Her mother might be charmed by gold digger

Dear Annie: I am writing about my widowed mother, who lives in another state. Mom is 68 years old and attractive. She also is quite wealthy.
For the past year, "Mike" has been doing some construction around Mom's home. They began dating four weeks ago, and Mike already has told Mom that if they marry, he would sign a prenuptial agreement so "her daughter (me) would inherit everything." It seems odd to me that these comments are coming out so soon in their relationship, and I worry that he is overly focused on Mom's money.

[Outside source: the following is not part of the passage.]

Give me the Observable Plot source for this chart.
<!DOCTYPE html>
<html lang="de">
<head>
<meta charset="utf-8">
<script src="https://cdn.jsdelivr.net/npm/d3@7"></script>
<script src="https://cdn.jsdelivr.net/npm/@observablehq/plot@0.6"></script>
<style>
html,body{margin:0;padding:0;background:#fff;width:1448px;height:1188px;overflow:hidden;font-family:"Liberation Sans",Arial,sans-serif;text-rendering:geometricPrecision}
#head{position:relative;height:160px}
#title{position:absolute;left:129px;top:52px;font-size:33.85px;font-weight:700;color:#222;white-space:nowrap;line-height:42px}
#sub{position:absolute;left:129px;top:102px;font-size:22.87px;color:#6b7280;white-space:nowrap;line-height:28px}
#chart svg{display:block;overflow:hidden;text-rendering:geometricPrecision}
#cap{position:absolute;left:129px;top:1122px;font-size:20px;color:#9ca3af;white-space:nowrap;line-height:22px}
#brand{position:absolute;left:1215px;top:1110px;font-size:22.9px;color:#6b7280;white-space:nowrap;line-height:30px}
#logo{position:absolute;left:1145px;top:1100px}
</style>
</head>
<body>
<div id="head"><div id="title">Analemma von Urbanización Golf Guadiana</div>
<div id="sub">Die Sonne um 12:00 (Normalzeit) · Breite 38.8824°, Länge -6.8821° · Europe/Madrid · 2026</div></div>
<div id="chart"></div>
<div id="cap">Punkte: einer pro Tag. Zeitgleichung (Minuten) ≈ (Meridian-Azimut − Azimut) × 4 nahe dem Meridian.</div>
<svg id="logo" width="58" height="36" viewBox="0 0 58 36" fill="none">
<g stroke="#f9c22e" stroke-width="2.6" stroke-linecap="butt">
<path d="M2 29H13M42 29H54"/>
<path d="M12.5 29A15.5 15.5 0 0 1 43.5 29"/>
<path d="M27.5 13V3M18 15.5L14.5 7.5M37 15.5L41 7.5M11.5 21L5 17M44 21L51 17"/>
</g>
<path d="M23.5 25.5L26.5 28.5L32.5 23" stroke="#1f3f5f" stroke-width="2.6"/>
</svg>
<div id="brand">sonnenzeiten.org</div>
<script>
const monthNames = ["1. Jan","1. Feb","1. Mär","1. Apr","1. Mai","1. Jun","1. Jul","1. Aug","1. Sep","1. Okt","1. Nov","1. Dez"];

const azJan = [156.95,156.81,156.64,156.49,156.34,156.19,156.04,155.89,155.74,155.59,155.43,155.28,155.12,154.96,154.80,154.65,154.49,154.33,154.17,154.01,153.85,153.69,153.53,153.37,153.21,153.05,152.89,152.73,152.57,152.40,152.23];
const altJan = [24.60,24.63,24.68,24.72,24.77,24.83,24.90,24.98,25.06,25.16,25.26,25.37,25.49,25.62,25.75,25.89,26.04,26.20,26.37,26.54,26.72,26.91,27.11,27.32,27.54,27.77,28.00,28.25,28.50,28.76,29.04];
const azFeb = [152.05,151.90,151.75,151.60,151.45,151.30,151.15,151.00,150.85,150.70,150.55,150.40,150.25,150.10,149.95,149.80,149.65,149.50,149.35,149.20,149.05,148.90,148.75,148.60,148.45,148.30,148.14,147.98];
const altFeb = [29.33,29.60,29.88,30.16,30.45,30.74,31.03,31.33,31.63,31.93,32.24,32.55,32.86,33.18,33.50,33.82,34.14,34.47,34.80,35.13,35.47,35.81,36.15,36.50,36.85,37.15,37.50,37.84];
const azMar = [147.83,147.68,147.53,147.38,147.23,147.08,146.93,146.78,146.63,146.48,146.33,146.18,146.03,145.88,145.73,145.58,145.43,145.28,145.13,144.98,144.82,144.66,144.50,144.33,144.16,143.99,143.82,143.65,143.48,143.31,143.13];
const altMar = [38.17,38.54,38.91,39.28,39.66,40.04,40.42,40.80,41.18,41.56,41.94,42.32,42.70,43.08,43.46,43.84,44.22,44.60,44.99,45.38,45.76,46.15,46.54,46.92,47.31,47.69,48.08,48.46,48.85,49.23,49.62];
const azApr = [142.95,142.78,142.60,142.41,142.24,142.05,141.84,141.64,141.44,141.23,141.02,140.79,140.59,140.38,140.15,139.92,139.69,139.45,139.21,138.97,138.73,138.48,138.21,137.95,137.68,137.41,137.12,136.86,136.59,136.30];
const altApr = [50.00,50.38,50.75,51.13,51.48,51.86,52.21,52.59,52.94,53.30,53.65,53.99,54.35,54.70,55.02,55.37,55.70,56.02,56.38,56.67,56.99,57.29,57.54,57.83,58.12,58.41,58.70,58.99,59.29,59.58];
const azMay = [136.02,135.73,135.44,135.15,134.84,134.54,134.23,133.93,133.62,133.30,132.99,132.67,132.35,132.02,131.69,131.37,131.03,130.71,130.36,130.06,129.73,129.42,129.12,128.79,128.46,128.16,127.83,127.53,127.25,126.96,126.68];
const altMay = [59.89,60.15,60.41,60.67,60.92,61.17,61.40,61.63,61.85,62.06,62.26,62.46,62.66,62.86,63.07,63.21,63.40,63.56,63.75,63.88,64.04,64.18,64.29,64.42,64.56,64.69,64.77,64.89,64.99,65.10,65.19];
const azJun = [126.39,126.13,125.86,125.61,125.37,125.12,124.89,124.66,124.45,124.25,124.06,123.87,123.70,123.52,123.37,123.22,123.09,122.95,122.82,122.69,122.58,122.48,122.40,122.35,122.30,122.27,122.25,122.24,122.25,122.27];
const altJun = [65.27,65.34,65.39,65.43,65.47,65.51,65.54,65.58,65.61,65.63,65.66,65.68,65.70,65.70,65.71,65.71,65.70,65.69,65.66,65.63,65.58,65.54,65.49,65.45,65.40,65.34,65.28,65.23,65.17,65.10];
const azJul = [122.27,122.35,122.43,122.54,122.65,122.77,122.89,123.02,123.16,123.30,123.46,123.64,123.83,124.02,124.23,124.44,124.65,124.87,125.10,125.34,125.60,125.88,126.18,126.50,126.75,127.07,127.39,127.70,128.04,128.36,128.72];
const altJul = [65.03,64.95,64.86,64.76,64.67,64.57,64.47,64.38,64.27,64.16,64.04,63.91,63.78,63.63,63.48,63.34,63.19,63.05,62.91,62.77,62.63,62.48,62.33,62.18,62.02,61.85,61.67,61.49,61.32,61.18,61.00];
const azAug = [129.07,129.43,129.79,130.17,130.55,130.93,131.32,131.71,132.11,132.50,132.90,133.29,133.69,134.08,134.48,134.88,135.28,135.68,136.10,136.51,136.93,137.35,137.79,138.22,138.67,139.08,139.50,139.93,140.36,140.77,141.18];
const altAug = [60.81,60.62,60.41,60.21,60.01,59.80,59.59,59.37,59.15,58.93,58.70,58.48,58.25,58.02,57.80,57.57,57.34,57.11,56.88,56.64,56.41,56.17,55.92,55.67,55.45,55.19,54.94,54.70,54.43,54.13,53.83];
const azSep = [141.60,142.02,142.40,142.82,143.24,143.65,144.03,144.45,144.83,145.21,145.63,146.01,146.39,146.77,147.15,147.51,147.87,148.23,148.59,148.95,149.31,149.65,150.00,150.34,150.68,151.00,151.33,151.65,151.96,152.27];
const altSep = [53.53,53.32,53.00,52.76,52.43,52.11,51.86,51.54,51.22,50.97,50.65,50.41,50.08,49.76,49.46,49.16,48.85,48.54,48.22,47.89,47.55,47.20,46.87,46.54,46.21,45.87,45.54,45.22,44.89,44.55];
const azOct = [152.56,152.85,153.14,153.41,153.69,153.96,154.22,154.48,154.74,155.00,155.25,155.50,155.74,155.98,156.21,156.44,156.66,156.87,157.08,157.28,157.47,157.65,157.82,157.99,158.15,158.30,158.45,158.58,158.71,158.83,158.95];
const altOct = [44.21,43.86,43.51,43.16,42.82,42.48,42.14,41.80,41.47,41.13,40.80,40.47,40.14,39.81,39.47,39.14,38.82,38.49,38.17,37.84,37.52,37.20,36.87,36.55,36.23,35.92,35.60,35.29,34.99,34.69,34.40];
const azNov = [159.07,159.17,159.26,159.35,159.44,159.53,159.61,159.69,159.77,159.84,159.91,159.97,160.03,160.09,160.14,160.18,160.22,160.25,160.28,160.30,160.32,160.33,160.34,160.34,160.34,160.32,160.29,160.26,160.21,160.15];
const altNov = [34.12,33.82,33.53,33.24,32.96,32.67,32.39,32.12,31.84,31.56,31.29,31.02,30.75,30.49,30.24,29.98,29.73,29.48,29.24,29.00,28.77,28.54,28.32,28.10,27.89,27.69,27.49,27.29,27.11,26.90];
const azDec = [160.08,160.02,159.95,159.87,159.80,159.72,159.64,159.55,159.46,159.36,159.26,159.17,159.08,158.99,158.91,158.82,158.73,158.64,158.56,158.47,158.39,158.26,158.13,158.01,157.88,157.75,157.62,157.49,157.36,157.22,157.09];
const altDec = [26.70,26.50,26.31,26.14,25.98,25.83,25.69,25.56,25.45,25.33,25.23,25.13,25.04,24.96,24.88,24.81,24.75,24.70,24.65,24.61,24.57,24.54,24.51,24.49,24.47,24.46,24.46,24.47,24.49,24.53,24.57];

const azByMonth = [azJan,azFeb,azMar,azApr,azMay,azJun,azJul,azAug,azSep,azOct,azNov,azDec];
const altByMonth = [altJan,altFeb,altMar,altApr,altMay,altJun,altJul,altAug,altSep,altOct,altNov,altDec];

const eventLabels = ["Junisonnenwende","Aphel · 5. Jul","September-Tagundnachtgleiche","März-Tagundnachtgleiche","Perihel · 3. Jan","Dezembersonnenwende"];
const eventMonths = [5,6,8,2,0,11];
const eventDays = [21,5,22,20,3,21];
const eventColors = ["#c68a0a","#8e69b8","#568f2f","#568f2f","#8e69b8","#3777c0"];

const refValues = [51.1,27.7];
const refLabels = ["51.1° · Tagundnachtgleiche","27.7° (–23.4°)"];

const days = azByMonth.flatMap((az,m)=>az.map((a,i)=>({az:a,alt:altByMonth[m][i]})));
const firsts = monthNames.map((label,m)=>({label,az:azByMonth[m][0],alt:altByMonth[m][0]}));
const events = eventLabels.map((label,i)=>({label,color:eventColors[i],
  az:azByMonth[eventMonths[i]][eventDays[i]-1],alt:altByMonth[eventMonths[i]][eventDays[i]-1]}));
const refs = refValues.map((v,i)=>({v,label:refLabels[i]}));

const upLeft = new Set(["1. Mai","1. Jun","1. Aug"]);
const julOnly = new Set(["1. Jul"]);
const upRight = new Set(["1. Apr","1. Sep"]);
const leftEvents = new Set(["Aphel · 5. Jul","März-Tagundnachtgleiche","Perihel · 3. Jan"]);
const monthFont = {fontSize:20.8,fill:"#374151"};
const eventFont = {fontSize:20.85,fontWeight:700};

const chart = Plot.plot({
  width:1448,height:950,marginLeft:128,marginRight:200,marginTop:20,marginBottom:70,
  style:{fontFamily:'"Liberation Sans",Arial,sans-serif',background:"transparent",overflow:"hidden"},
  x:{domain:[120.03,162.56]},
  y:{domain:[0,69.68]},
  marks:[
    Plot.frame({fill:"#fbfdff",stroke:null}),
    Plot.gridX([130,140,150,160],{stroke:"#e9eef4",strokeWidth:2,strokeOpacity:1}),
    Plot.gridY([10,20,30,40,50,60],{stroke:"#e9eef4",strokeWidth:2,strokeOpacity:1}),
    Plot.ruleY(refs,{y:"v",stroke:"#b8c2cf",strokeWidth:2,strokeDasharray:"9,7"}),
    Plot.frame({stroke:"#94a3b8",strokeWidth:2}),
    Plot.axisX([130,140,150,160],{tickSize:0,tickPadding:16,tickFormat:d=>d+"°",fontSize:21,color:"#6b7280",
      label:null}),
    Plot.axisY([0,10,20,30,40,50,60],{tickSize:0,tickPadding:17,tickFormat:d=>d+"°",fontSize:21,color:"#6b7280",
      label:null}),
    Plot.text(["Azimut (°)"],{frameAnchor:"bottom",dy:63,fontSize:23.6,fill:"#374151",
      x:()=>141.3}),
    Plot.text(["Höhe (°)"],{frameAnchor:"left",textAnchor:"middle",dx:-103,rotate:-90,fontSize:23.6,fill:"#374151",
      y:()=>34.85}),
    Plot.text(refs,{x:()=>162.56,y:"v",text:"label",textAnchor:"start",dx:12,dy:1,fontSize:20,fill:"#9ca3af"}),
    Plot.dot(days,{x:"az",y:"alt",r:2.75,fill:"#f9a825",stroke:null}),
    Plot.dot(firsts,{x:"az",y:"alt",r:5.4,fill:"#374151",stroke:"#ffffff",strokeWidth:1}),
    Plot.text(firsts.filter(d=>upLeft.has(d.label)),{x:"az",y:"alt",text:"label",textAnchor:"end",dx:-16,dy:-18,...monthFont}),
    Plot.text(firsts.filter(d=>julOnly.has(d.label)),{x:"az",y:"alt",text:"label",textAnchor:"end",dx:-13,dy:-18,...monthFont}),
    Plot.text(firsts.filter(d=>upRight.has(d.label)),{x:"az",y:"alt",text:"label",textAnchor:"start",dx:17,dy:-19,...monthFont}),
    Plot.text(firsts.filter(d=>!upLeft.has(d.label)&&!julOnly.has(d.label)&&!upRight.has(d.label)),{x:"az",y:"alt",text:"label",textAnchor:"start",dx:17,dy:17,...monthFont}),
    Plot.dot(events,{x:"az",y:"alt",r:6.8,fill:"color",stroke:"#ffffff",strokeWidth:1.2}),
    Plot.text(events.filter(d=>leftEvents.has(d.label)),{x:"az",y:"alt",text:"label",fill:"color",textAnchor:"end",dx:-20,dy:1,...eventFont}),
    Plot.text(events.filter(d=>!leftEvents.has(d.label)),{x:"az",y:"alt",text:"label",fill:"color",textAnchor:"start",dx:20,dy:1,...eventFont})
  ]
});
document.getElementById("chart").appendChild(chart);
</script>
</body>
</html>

Lately, Mike has been at Mom's home all the time, and when I call, she often is distant and distracted. I care about my mother and want her to enjoy life. It's possible Mike is a nice guy, but Mom is susceptible to being charmed by a gold digger. It seems as if Mike is quickly becoming a dominant force in her life. I'll be honest that I also do not want to lose my inheritance. If I express my concerns to my mother, I am sure I will alienate her. Any suggestions? Confused Out West
Dear Concerned: Since your mother is a competent adult, you have no say in her love life, even if that means watching her make a mistake. If she should, in fact, decide to marry Mike, however, she ought to take him up on that prenup.
Before jumping to conclusions, you ought to get to know Mike. Plan a visit to see Mom, and spend some time with "The Gold Digger" so you can see for yourself if you have cause to worry.
Dear Annie: I have been married for three years to a man who had children from a previous marriage. I love my husband dearly, but raising stepchildren requires patience and effort. Over the years, I have grown to love his children, but it was sometimes difficult. I'd like to share my 10 rules for success:
1. Remember that you are not marrying one person, you are marrying a family.
2. The kids come first.
3. I set the rules and make the decisions for my children, and he does the same for his. We do not discipline each other's children.
4. Keep finances separate. I do not want to hear that I should not spend money that I earned on my child, nor does my spouse. We split monthly household expenses.
5. If possible, befriend the ex-spouse (the other parent).
6. Never say a bad word about your spouse's ex in front of the children.
7. Try to remember that it is not you the stepchildren have a problem with. It is your role in their life.
8. Let the kids set the pace for a relationship; do not push yourself on them. Be consistent, be yourself, and do not give up.
9. Allow some alone time for your spouse to be with his/her children. Take advantage of this time to treat yourself.
10. Plan a family night. Play games, order pizza, relax.
Stepfamilies can be challenging and rewarding. Wife and Stepmom
Dear Stepmom: Your list should be framed and posted in the home of every stepfamily. Thank you for your contribution to this space.